How To Track Local Issues Before They Scale

If you want to influence earlier, you need to know what to watch.

Start here.

1. Follow Agendas, Not Headlines

Local meeting agendas tell you what is about to happen. Not what already happened. That timing matters.

2. Watch For Pilot Programs

Pilot programs are signals. They show what leaders are testing. If they work, expansion usually follows.

3. Pay Attention To Repetition

If multiple cities start addressing the same issue in similar ways, it is likely heading toward broader adoption.

4. Track Funding Decisions

Money shows priorities. If funding shifts toward a specific issue, expect policy to follow.

5. Stay Connected To Trusted Sources

Use nonpartisan resources that explain what is happening and what it means for voters across Arizona.

You do not need to track everything. You need to track patterns.

The Cost Of Waiting Until It’s Statewide

By the time something reaches a statewide level, the foundation is already built, and while public input still matters, the shape of the policy is often influenced by earlier decisions. That is why local engagement matters. Not because every meeting is dramatic, since most are not, but because the quiet decisions are the ones that scale.

Your Role In The Process

You do not need to be an expert to participate. You need awareness. Timing. A willingness to stay informed. That can look simple.

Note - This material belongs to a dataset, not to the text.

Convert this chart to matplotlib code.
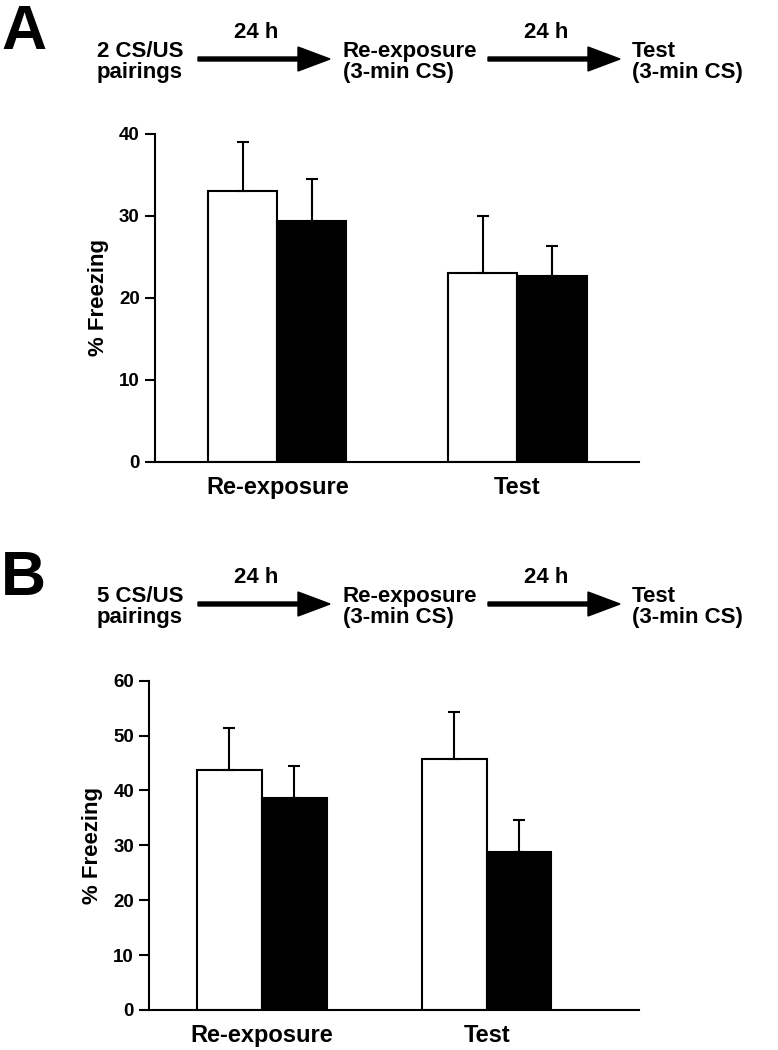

Check what is on your local agenda. Understand what is on your ballot. Know how decisions connect to the bigger picture. That is how influence works. It starts early.

Stay Informed With Citizens Clean Elections Commission

If you want to understand how local decisions connect to your vote, start with information you can trust.

Citizens Clean Elections Commission provides clear, nonpartisan resources to help you follow what is happening across Arizona. From voter education to tools that help you prepare for elections, everything is built to make participation easier and more informed.

The Voter Dashboard brings everything into one place, letting you check your registration, see what is on your ballot, find key election dates and choose how you want to vote. It is a simple way to stay informed, make a plan and move through the voting process with confidence.

Learn what is coming before it reaches you. The earlier you understand the process, the more impact your voice can have.

FAQs:

1. How do local government decisions affect statewide policy?

Local decisions often act as testing grounds. When multiple communities adopt similar solutions, state leaders may expand or formalize those ideas into statewide policy.

2. Why should I pay attention to local meetings if I vote in statewide elections?

Local meetings are where many policies begin. Paying attention early gives you more opportunity to understand and respond before decisions scale.

3. What is the easiest way to stay informed about local issues in Arizona?

Start by reviewing local meeting agendas, following community updates and using nonpartisan resources like the Citizens Clean Elections Commission to stay informed about how issues connect to elections.